Assim que chego a Tomar e me vou aproximando do centro, ouço o som de fundo da música: é a música das festas de Santa Iria. Mas quem foi Iria?
Conta a lenda que nasceu em Nabância (Tomar) uma jovem bela e muito inteligente que cedo sentiu a vocação religiosa e por isso foi viver para um mosteiro. O príncipe da região, Britaldo, ao conhecê-la ficou perdidamente apaixonado por ela. Iria, sempre fiel à sua vocação, pediu que Britaldo a esquecesse. O príncipe acedeu ao seu pedido, mas fê-la jurar que nunca pertenceria a nenhum outro homem. Sabendo desta história, o monge director espiritual de Iria fica com ciúmes e dá uma poção a Iria que a engravida. Ao saber da sua gravidez, Britaldo manda apunhalar Iria e o seu corpo é atirado ao rio Nabão. Reza a história, que o corpo se manteve intacto até ser encontrado, mais tarde, nas areias do Tejo. Agora, todos os anos e pela procissão em honra de Santa Iria, crianças e adultos deitam pétalas de flores ao Rio Nabão.

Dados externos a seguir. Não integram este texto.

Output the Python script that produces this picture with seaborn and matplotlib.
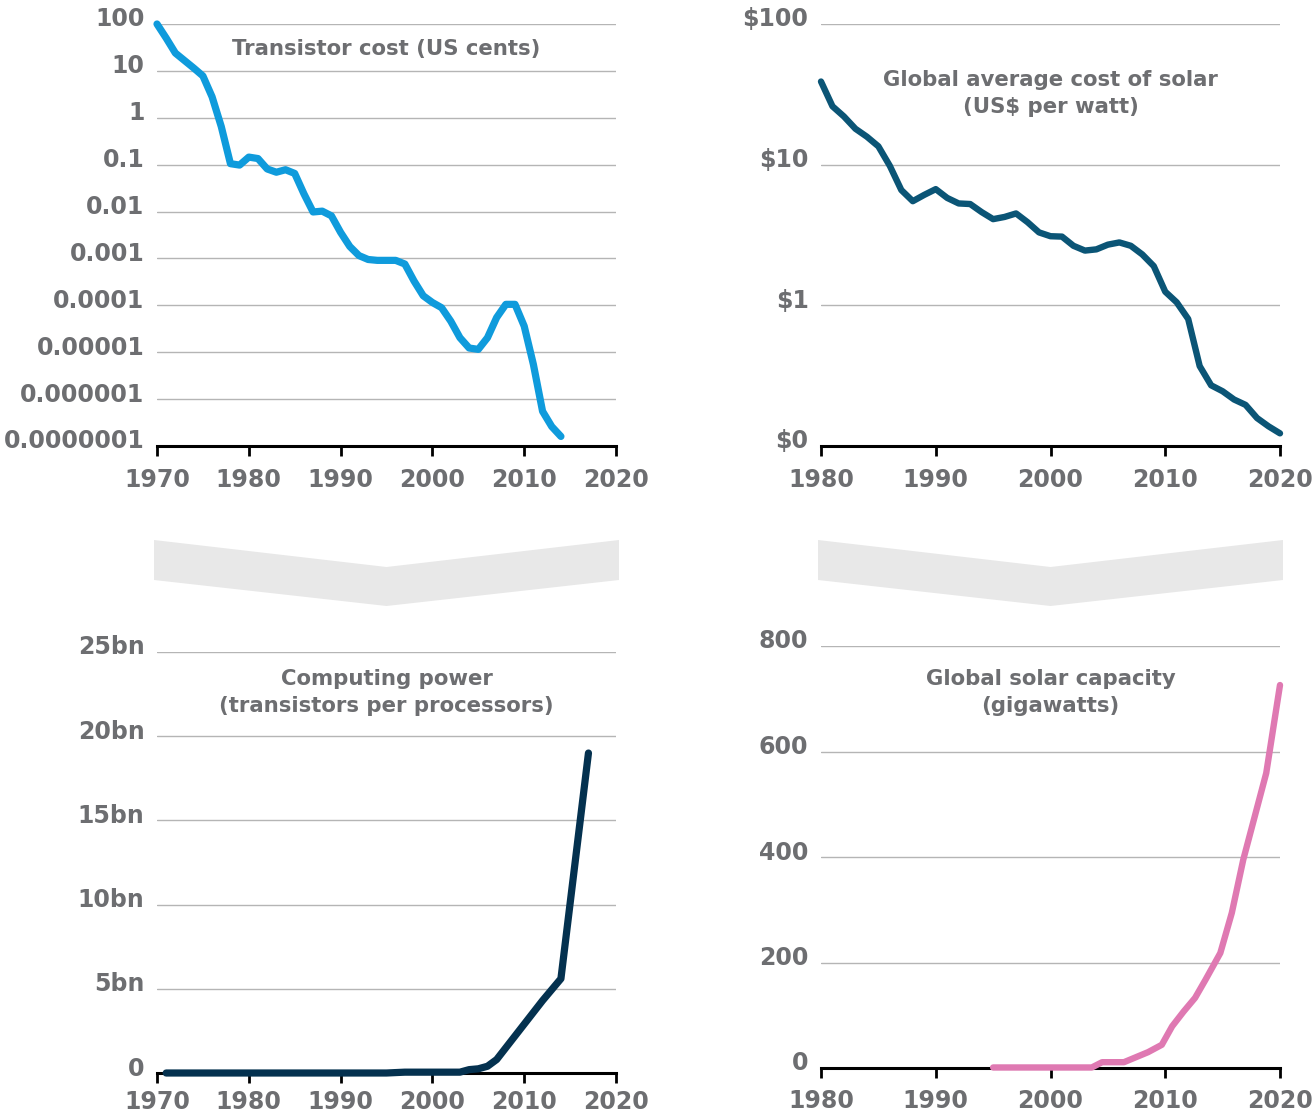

Até pode parecer que esta história não importa nada. Mas já explico mais à frente. Então, chegada à residencial onde ia dormir, parecia que me tinha transportado para outro tempo. O chão de madeira e o mobiliário antigo fizeram-me sentir como se tivesse chegado a casa.
Jantámos e fomos até ao Complexo Cultural da Levada. Aquele espaço, que em tempos tinha sido um lagar, transformou-se no palco que Lula Pena tomou como capitã de uma viagem tão doce como o açúcar. “Não correm risco nenhum, eu é que corro. Tento construir pontes entre as coisas. Só vos tenho a desejar boa viagem e levar-vos a bom porto”, confidenciou-nos Lula. E assim fomos numa viagem: de Espanha para o Brasil, até França ou Itália – são tantos os idiomas, mas sempre quentes, sempre como se fosse em casa. Foi impossível não nos deixarmos levar. A noite cerrou, e nós com ela. Passei pelos lençóis que estavam a secar no terraço e fui dormir.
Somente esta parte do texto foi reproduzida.